The upshot? Our attention is scarce; our inbox is overflowing, we’ve got too many bookmarks to ever re-visit, friend-requests from people we don’t know, and we can simply forget our RSS readers: they’ve been stockpiling 1000s of unread articles that have been moldering for months since we finally started using Twitter more. This strain on our attention isn’t caused by our rockstar personalities, outrageous fashion preferences or some other newsworthy aspect of our lives, but rather as a side-effect of fairly average participation in social media. Warhol could never have guessed that the guys who’d make everyone micro-famous would be silicon valley nerds obsessed with devilishly addictive social media software – in Warhol’s time the word “software” probably sounded like a good name for a limited edition of Claes-Oldenburg-inspired pop-art dinner utensils.

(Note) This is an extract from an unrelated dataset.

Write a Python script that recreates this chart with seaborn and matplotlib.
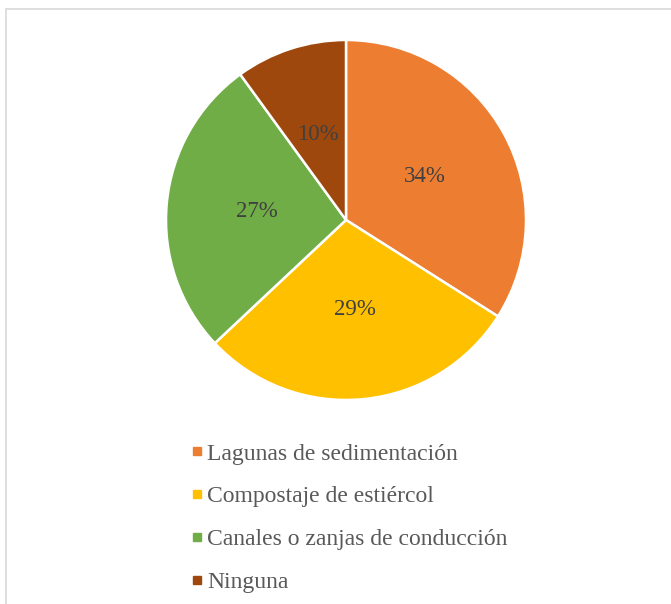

When we really focus on what we value, it’s increasingly those moments where life is undocumented, offline, unplugged – in a word: focused. Keeping that focus is a matter of delicate balance and discipline, a task not made easy by the flood tide of digital distraction waiting to bathe us in noise every time we boot up.

When your reputation can be valued as currency, your attention becomes your most precious asset.

4 Responses

  1. I think the best representatives of undocumented time are babies. A useful reminder that we really don’t know anything so we may as well drool and enjoy.

  2. Warhol understood the mechanics of fame in the 20th century as well as anyone … pulled backed the curtain and showed us all the factory behind celebrity.

    His ’15 minutes of fame’ quote was still deeply rooted in the logic of the broadcast era. By the end of his life, he got bored with the phrase, and with a simple twist used it to cast a light on what was coming:

    “In 15 minutes everyone will be famous.”